- Your task: For the copy, please give all of the data again exactly and leave the pictures out.

Start

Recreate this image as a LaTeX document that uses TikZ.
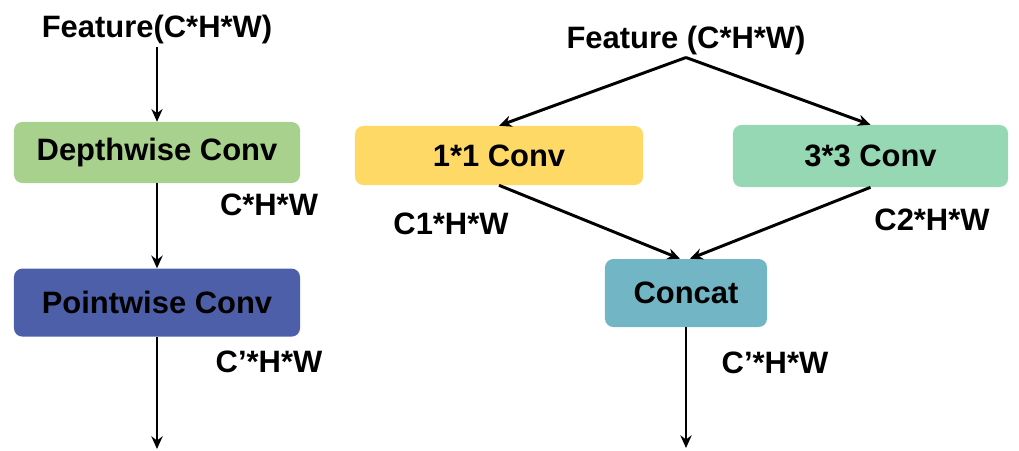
\documentclass[tikz,border=0pt]{standalone}
\usepackage{fontspec}
\setmainfont{Liberation Sans}
\usepackage{xcolor}
\usepackage{tikz}
\usetikzlibrary{positioning,arrows.meta,calc}

\definecolor{dwgreen}{HTML}{A9D18E}
\definecolor{pwblue}{HTML}{4E5FA9}
\definecolor{oneyellow}{HTML}{FFD966}
\definecolor{threemint}{HTML}{96D8B3}
\definecolor{catteal}{HTML}{72B5C5}

\begin{document}
\begin{tikzpicture}[
    x=0.025cm, y=-0.025cm,
    box/.style={rounded corners=6pt, minimum width=7.15cm, minimum height=1.525cm,
                align=center, font=\fontsize{22}{26}\selectfont\bfseries},
    txt/.style={inner sep=2pt, font=\fontsize{22}{26}\selectfont\bfseries},
    arr/.style={-{Stealth[length=9pt,width=8pt]}, line width=2.1pt},
  ]
  \useasboundingbox (0,0) rectangle (1019,450);

  % Depthwise separable branch
  \node[txt] (featl) at (157,29) {Feature(C*H*W)};
  \node[box, fill=dwgreen] (dw) at (157,152.5) {Depthwise Conv};
  \node[box, fill=pwblue, below=2.125cm of dw, minimum height=1.7cm] (pw) {Pointwise Conv};
  \coordinate (endl) at (157,449);
  \node[txt] (chw) at (269,205) {C*H*W};
  \node[txt] (cphw) at (269,362) {C’*H*W};

  % Two-branch block
  \node[txt] (featr) at (686,40) {Feature (C*H*W)};
  \node[box, fill=oneyellow, minimum width=7.2cm, minimum height=1.475cm] (c11) at (499,155.5) {1*1 Conv};
  \node[box, fill=threemint, minimum width=6.875cm, minimum height=1.55cm] (c33) at (870.5,156) {3*3 Conv};
  \node[box, fill=catteal, minimum width=4.05cm, minimum height=1.7cm] (cat) at (686,293) {Concat};
  \coordinate (endr) at (686,448);
  \node[txt] (c1hw) at (451,224) {C1*H*W};
  \node[txt] (c2hw) at (932,220) {C2*H*W};
  \node[txt] (cphwr) at (775,363) {C’*H*W};

  \draw[arr] (featl.south) -- (dw.north);
  \draw[arr] (dw.south)    -- (pw.north);
  \draw[arr] (pw.south)    -- (endl);

  \draw[arr] (featr.south) -- (c11.north);
  \draw[arr] (featr.south) -- (c33.north);
  \draw[arr] (c11.south) -- ($(cat.north)+(-6,0)$);
  \draw[arr] (c33.south) -- ($(cat.north)+(4,0)$);
  \draw[arr] (cat.south) -- (endr);
\end{tikzpicture}
\end{document}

End

- Full response:
Recreate this image as a LaTeX document that uses TikZ.
\documentclass[tikz,border=0pt]{standalone}
\usepackage{fontspec}
\setmainfont{Liberation Sans}
\usepackage{xcolor}
\usepackage{tikz}
\usetikzlibrary{positioning,arrows.meta,calc}

\definecolor{dwgreen}{HTML}{A9D18E}
\definecolor{pwblue}{HTML}{4E5FA9}
\definecolor{oneyellow}{HTML}{FFD966}
\definecolor{threemint}{HTML}{96D8B3}
\definecolor{catteal}{HTML}{72B5C5}

\begin{document}
\begin{tikzpicture}[
    x=0.025cm, y=-0.025cm,
    box/.style={rounded corners=6pt, minimum width=7.15cm, minimum height=1.525cm,
                align=center, font=\fontsize{22}{26}\selectfont\bfseries},
    txt/.style={inner sep=2pt, font=\fontsize{22}{26}\selectfont\bfseries},
    arr/.style={-{Stealth[length=9pt,width=8pt]}, line width=2.1pt},
  ]
  \useasboundingbox (0,0) rectangle (1019,450);

  % Depthwise separable branch
  \node[txt] (featl) at (157,29) {Feature(C*H*W)};
  \node[box, fill=dwgreen] (dw) at (157,152.5) {Depthwise Conv};
  \node[box, fill=pwblue, below=2.125cm of dw, minimum height=1.7cm] (pw) {Pointwise Conv};
  \coordinate (endl) at (157,449);
  \node[txt] (chw) at (269,205) {C*H*W};
  \node[txt] (cphw) at (269,362) {C’*H*W};

  % Two-branch block
  \node[txt] (featr) at (686,40) {Feature (C*H*W)};
  \node[box, fill=oneyellow, minimum width=7.2cm, minimum height=1.475cm] (c11) at (499,155.5) {1*1 Conv};
  \node[box, fill=threemint, minimum width=6.875cm, minimum height=1.55cm] (c33) at (870.5,156) {3*3 Conv};
  \node[box, fill=catteal, minimum width=4.05cm, minimum height=1.7cm] (cat) at (686,293) {Concat};
  \coordinate (endr) at (686,448);
  \node[txt] (c1hw) at (451,224) {C1*H*W};
  \node[txt] (c2hw) at (932,220) {C2*H*W};
  \node[txt] (cphwr) at (775,363) {C’*H*W};

  \draw[arr] (featl.south) -- (dw.north);
  \draw[arr] (dw.south)    -- (pw.north);
  \draw[arr] (pw.south)    -- (endl);

  \draw[arr] (featr.south) -- (c11.north);
  \draw[arr] (featr.south) -- (c33.north);
  \draw[arr] (c11.south) -- ($(cat.north)+(-6,0)$);
  \draw[arr] (c33.south) -- ($(cat.north)+(4,0)$);
  \draw[arr] (cat.south) -- (endr);
\end{tikzpicture}
\end{document}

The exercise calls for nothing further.